Zirve kararından zararlı çıkan hukuk devleti mi?
AB üyesi devletler, yeniden inşa zirvesinde bundan böyle mali desteğin hukuk devleti ilkesi koşuluna bağlı olmasını öngören bir maddeden vazgeçti. Bu maddeye muhalefet edenlerin başını Macaristan çekiyordu. Onun yerine Avrupa Birliği Bakanlar Konseyi'nin benzer bir kararname çıkarmasına karar verildi, ancak Konsey'de de gerekli çoğunluğun sağlanacağı garanti değil. Köşe yazarları yolsuzlukla ve otoritarizmle yeterince mücadele edilmediğini düşünüyor
Demokrasi ofsayta düştü
Bu zirve demokratik güçlerin canlanması şansını kullanamadı, diyor Sydvenskan:
“Söz konusu olan AB'nin temelleri. ... Korona paketi illiberal güçler karşısında somut bir denge oluşturabilmek için büyük bir fırsattı. ... Avrupa Birliği Konseyi Başkanı Charles Michel ve AB Komisyonu Başkanı Ursula von der Leyen somut koşullar koyduklarını, şimdi bunların hayata geçirilebileceğini söylüyor. Bunun ne derece doğru olduğunu henüz bilmiyoruz. AB, Korona paketinin yükü altında sarsılmaya başladı; ama meblağlar çok yüksek olduğu için değil, paket yeterince net olmadığı için.”

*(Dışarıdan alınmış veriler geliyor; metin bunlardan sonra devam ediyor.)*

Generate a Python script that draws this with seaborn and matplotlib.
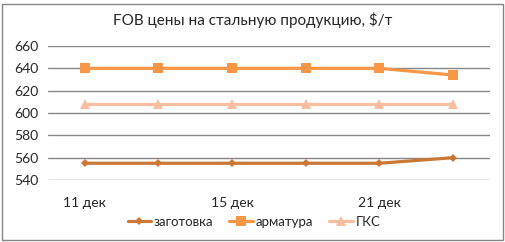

Nev'i şahsına münhasır bir Avrupa
Diplomat Giampiero Massolo, La Stampa'daki yazısında, hukuk devleti ilkesinin bencilce çıkarlara kurban edildiğinden şikayet ediyor:
“Ortaya çıkan görüntü nev'i şahsına münhasır bir entegrasyon süreci. Tek tek ülkelerin 'küçük zaferlerine' hoşgörüyle yaklaşılan, ama aslında bunların projenin tamamının tutarlığı açısından 'küçük yenilgiler' olduğu gerçeğinin dikkate alınmadığı bir süreç. Özellikle de hukuk devleti ilkesi hususunda. Başbakan Rutte ve diğerlerinin sorunla başa çıkma yöntemi, sorunun basitleştirilmesine ve pazarlık edilmemesi gereken bir konunun diğer müzakere konularının arasında kaybolup gitmesine neden oldu.”
Çekya daha katı olmakta ısrar etmeli
Daha katı hukuk devleti kriterlerinden vazgeçmek, düşünülenin aksine Çekya için bir artı değil, diyor Deník:
“Sessiz kalarak ama yine de etkili bir şekilde Polonya ve Macaristan'ın hukukun üstünlüğüne muhalefet etmelerini desteklemek Çek Cumhuriyeti ve onun başbakanı için utanç verici bir durum. Başbakan Andrej Babiš'in ya vicdan azabı çektiği ya da Çek devletiyle ilgili kötü niyetleri olduğunu gösteriyor bu durum. Ya da her ikisini birden. Oysa biz Çekler, hukuk devleti ilkesinin AB'nin maddi desteğinin ön koşulu olmasını istiyoruz. Sonuçta verilen bizim de paramız.”
AB'nin yolsuzlukla mücadele mekanizmaları var
Handelsblatt, AB zirvesinde hukuk devleti için hiçbir şey yapılmamasının, sübvansiyonların kötüye kullanılmasına AB'nin seyirci kalacağı anlamına gelmediğini söylüyor:
“Avrupa Komisyonu elinin altındaki yolsuzlukla mücadele silahlarının hepsini kullanmadı henüz. Komisyon, yolsuzluğa bulaşmış ülkeler aleyhine sözleşme ihlali davaları açmak konusunda daha istikrarlı davranabilir ve cezai şartları daha hızlı uygulamaya koyabilir. AB Yolsuzlukla Mücadele Ofisi OLAF, hükümet üyelerinin ve başbakanların Avrupa hibeleriyle yasadışı olarak zenginleştiği ülkelerde bile daha aktif olabilir. Avrupa Parlamentosu bu konuda ısrarcı olmalı. Sırf bununla bile çok şey kazanılmış olur.”